In order to help us analyze the above issues and understand what interface areas need to be managed we developed the following diagram that shows the various interface points and the services that are involved.

FIGURE 2

The above diagram does NOT show flow or connections but rather relationships between applications, Client, Server and various services in order to make it easier to position the discussion of each issue.

An application program accesses one or more databases using an SQL API; from the applications point of view, it thinks it is accessing the database directly. However, each SQL request is processed by the Client component. The Client parses the SQL request and passes the request to the Server component to do the physical access of the data. In some database systems, the Client and the Server are a logical distinction, for others they can be physical module. The Client communicates with the Server using a database protocol. The Client and Server can be in the same machine or in different machines.

For all this to work, the SQL must be transmitted to the Server using an agreed upon Database Protocol which in turn must be transmitted over the communication wires using an agreed upon Network Protocol.
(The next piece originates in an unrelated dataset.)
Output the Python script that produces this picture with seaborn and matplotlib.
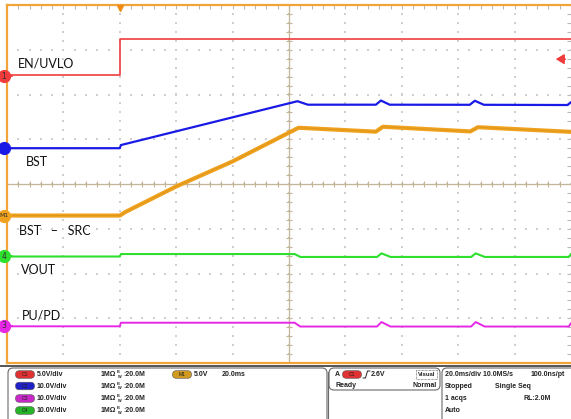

We must have agreement on each of these - SQL API, Database Protocol and Network Protocol to have a functional connection and interoperability. These items are referred to as the Infrastructure / Connectivity interfaces.

The "services" are invoked locally by the Client and Server components as needed during the processing of the SQL.

In a multi-vendor environment, when a DBMS "A" needs to access data that is maintained by another DBMS "B", a Client component at DBMS "A" would interact with a Server component at DBMS "B". In our diagram, the DBMS "A" would in effect take the place of the Application Program.

The following are our requirements for improving the open database access and interoperability problem.

28. Work on the consolidation and branding of the merged ODBC and XCLI should continue

Providing a consistent API for all open databases in and of itself does not solve the interoperability problems, however, from a user perspective, we can't have interoperability if we are required to use different APIs to access data managed by different DBMS. We should also be able to submit a query that spans DBs using one SQL request. That request should perform the same function on each DBMS. This requirement addresses the Application Program to DB interface point in our diagram.
29. A standardized database protocol for multi-vendor interoperability should be specified
We need a way for databases to interoperate with each other and to allow a transaction to span databases managed by DBMS from different vendors without the use of a gateway. RDA is a good start but it does not provide all the needed functionality required by the users especially in a multi-tiered environment. The standard database protocol should support:

• 2-phase commit
• TCP/IP
• Stored procedures
• Advanced SQL data types such as large objects, distinct types, and abstracts data types

This requirement addresses the Client to Server interface point - the Database Protocol - in our diagram.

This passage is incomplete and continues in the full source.